Task statement: Transcribe the material in full. Nothing should differ except that the pictures are left out.

Material:
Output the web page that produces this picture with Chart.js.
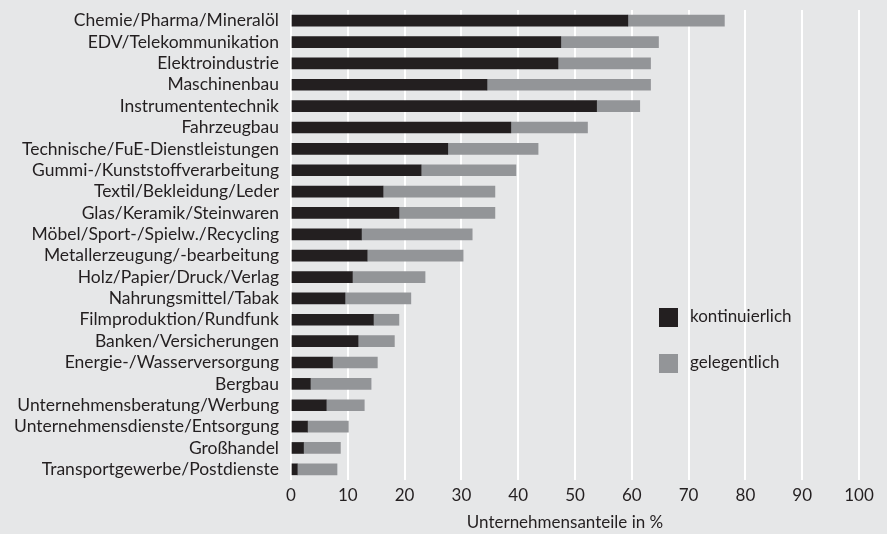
<!DOCTYPE html>
<html>
<head>
<meta charset="utf-8">
<script src="https://cdn.jsdelivr.net/npm/chart.js@4"></script>
<style>
  html, body { margin: 0; padding: 0; background: #e6e7e8; }
  #wrap { width: 887px; height: 534px; }
</style>
</head>
<body>
<div id="wrap"><canvas id="chart" width="887" height="534"></canvas></div>
<script>
// Branchen (von oben nach unten)
const branchen = [
  "Chemie/Pharma/Mineralöl",
  "EDV/Telekommunikation",
  "Elektroindustrie",
  "Maschinenbau",
  "Instrumententechnik",
  "Fahrzeugbau",
  "Technische/FuE-Dienstleistungen",
  "Gummi-/Kunststoffverarbeitung",
  "Textil/Bekleidung/Leder",
  "Glas/Keramik/Steinwaren",
  "Möbel/Sport-/Spielw./Recycling",
  "Metallerzeugung/-bearbeitung",
  "Holz/Papier/Druck/Verlag",
  "Nahrungsmittel/Tabak",
  "Filmproduktion/Rundfunk",
  "Banken/Versicherungen",
  "Energie-/Wasserversorgung",
  "Bergbau",
  "Unternehmensberatung/Werbung",
  "Unternehmensdienste/Entsorgung",
  "Großhandel",
  "Transportgewerbe/Postdienste",
];

// Anteil kontinuierlich (%)
const kontinuierlich = [59.3, 47.5, 47.0, 34.5, 53.8, 38.7, 27.6, 22.9, 16.2, 19.0, 12.4,
  13.4, 10.8, 9.5, 14.5, 11.8, 7.3, 3.4, 6.2, 2.9, 2.2, 1.1];

// Anteil gelegentlich (%) -- zusätzlich zu kontinuierlich
const gelegentlich = [17.0, 17.2, 16.3, 28.8, 7.6, 13.5, 15.9, 16.7, 19.7, 16.9, 19.5,
  16.9, 12.8, 11.6, 4.5, 6.4, 7.9, 10.7, 6.7, 7.2, 6.5, 7.0];

const xTicks = [0, 10, 20, 30, 40, 50, 60, 70, 80, 90, 100];
const xTitle = "Unternehmensanteile in %";

const FONT = "Lato, 'Open Sans', sans-serif";
const TEXT = "#231f20";

// eigene Legende rechts im Diagramm + Achsentitel
const extras = {
  id: "extras",
  afterDraw(chart) {
    const ctx = chart.ctx;
    const area = chart.chartArea;
    const x0 = area.left + 368;
    ctx.save();
    ctx.textBaseline = "middle";
    chart.data.datasets.forEach((ds, i) => {
      const y0 = area.top + 298 + i * 46;
      ctx.fillStyle = ds.backgroundColor;
      ctx.fillRect(x0, y0, 19, 19);
      ctx.fillStyle = TEXT;
      ctx.font = "17px " + FONT;
      ctx.textAlign = "left";
      ctx.fillText(ds.label, x0 + 31, y0 + 9);
    });
    ctx.fillStyle = TEXT;
    ctx.font = "17px " + FONT;
    ctx.textAlign = "center";
    ctx.fillText(xTitle, (area.left + area.right) / 2 - 10, chart.height - 11);
    ctx.restore();
  },
};

new Chart(document.getElementById("chart"), {
  type: "bar",
  data: {
    labels: branchen,
    datasets: [
      {
        label: "kontinuierlich",
        data: kontinuierlich,
        backgroundColor: "#231f20",
        barThickness: 11,
      },
      {
        label: "gelegentlich",
        data: gelegentlich,
        backgroundColor: "#939598",
        barThickness: 11,
      },
    ],
  },
  options: {
    indexAxis: "y",
    responsive: false,
    animation: false,
    layout: { padding: { top: 10, right: 28, left: 0, bottom: 0 } },
    plugins: {
      legend: { display: false },
      tooltip: { enabled: false },
    },
    scales: {
      x: {
        stacked: true,
        min: 0,
        max: 100,
        afterBuildTicks: (axis) => {
          axis.ticks = xTicks.map((v) => ({ value: v }));
        },
        afterFit: (axis) => {
          axis.height = 54;
          axis.paddingLeft = 0;
          axis.paddingRight = 0;
        },
        border: { display: false },
        grid: {
          color: "#ffffff",
          lineWidth: 2,
          drawTicks: false,
        },
        ticks: {
          color: TEXT,
          padding: 5,
          font: { family: FONT, size: 17 },
        },
      },
      y: {
        stacked: true,
        afterFit: (axis) => {
          axis.width = 291;
          axis.paddingTop = 0;
          axis.paddingBottom = 0;
        },
        border: { display: false },
        grid: { display: false, drawTicks: false },
        ticks: {
          color: TEXT,
          padding: 12,
          autoSkip: false,
          font: { family: FONT, size: 17.5 },
        },
      },
    },
  },
  plugins: [extras],
});
</script>
</body>
</html>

Worked answer:
Output the web page that produces this picture with Chart.js.
<!DOCTYPE html>
<html>
<head>
<meta charset="utf-8">
<script src="https://cdn.jsdelivr.net/npm/chart.js@4"></script>
<style>
  html, body { margin: 0; padding: 0; background: #e6e7e8; }
  #wrap { width: 887px; height: 534px; }
</style>
</head>
<body>
<div id="wrap"><canvas id="chart" width="887" height="534"></canvas></div>
<script>
// Branchen (von oben nach unten)
const branchen = [
  "Chemie/Pharma/Mineralöl",
  "EDV/Telekommunikation",
  "Elektroindustrie",
  "Maschinenbau",
  "Instrumententechnik",
  "Fahrzeugbau",
  "Technische/FuE-Dienstleistungen",
  "Gummi-/Kunststoffverarbeitung",
  "Textil/Bekleidung/Leder",
  "Glas/Keramik/Steinwaren",
  "Möbel/Sport-/Spielw./Recycling",
  "Metallerzeugung/-bearbeitung",
  "Holz/Papier/Druck/Verlag",
  "Nahrungsmittel/Tabak",
  "Filmproduktion/Rundfunk",
  "Banken/Versicherungen",
  "Energie-/Wasserversorgung",
  "Bergbau",
  "Unternehmensberatung/Werbung",
  "Unternehmensdienste/Entsorgung",
  "Großhandel",
  "Transportgewerbe/Postdienste",
];

// Anteil kontinuierlich (%)
const kontinuierlich = [59.3, 47.5, 47.0, 34.5, 53.8, 38.7, 27.6, 22.9, 16.2, 19.0, 12.4,
  13.4, 10.8, 9.5, 14.5, 11.8, 7.3, 3.4, 6.2, 2.9, 2.2, 1.1];

// Anteil gelegentlich (%) -- zusätzlich zu kontinuierlich
const gelegentlich = [17.0, 17.2, 16.3, 28.8, 7.6, 13.5, 15.9, 16.7, 19.7, 16.9, 19.5,
  16.9, 12.8, 11.6, 4.5, 6.4, 7.9, 10.7, 6.7, 7.2, 6.5, 7.0];

const xTicks = [0, 10, 20, 30, 40, 50, 60, 70, 80, 90, 100];
const xTitle = "Unternehmensanteile in %";

const FONT = "Lato, 'Open Sans', sans-serif";
const TEXT = "#231f20";

// eigene Legende rechts im Diagramm + Achsentitel
const extras = {
  id: "extras",
  afterDraw(chart) {
    const ctx = chart.ctx;
    const area = chart.chartArea;
    const x0 = area.left + 368;
    ctx.save();
    ctx.textBaseline = "middle";
    chart.data.datasets.forEach((ds, i) => {
      const y0 = area.top + 298 + i * 46;
      ctx.fillStyle = ds.backgroundColor;
      ctx.fillRect(x0, y0, 19, 19);
      ctx.fillStyle = TEXT;
      ctx.font = "17px " + FONT;
      ctx.textAlign = "left";
      ctx.fillText(ds.label, x0 + 31, y0 + 9);
    });
    ctx.fillStyle = TEXT;
    ctx.font = "17px " + FONT;
    ctx.textAlign = "center";
    ctx.fillText(xTitle, (area.left + area.right) / 2 - 10, chart.height - 11);
    ctx.restore();
  },
};

new Chart(document.getElementById("chart"), {
  type: "bar",
  data: {
    labels: branchen,
    datasets: [
      {
        label: "kontinuierlich",
        data: kontinuierlich,
        backgroundColor: "#231f20",
        barThickness: 11,
      },
      {
        label: "gelegentlich",
        data: gelegentlich,
        backgroundColor: "#939598",
        barThickness: 11,
      },
    ],
  },
  options: {
    indexAxis: "y",
    responsive: false,
    animation: false,
    layout: { padding: { top: 10, right: 28, left: 0, bottom: 0 } },
    plugins: {
      legend: { display: false },
      tooltip: { enabled: false },
    },
    scales: {
      x: {
        stacked: true,
        min: 0,
        max: 100,
        afterBuildTicks: (axis) => {
          axis.ticks = xTicks.map((v) => ({ value: v }));
        },
        afterFit: (axis) => {
          axis.height = 54;
          axis.paddingLeft = 0;
          axis.paddingRight = 0;
        },
        border: { display: false },
        grid: {
          color: "#ffffff",
          lineWidth: 2,
          drawTicks: false,
        },
        ticks: {
          color: TEXT,
          padding: 5,
          font: { family: FONT, size: 17 },
        },
      },
      y: {
        stacked: true,
        afterFit: (axis) => {
          axis.width = 291;
          axis.paddingTop = 0;
          axis.paddingBottom = 0;
        },
        border: { display: false },
        grid: { display: false, drawTicks: false },
        ticks: {
          color: TEXT,
          padding: 12,
          autoSkip: false,
          font: { family: FONT, size: 17.5 },
        },
      },
    },
  },
  plugins: [extras],
});
</script>
</body>
</html>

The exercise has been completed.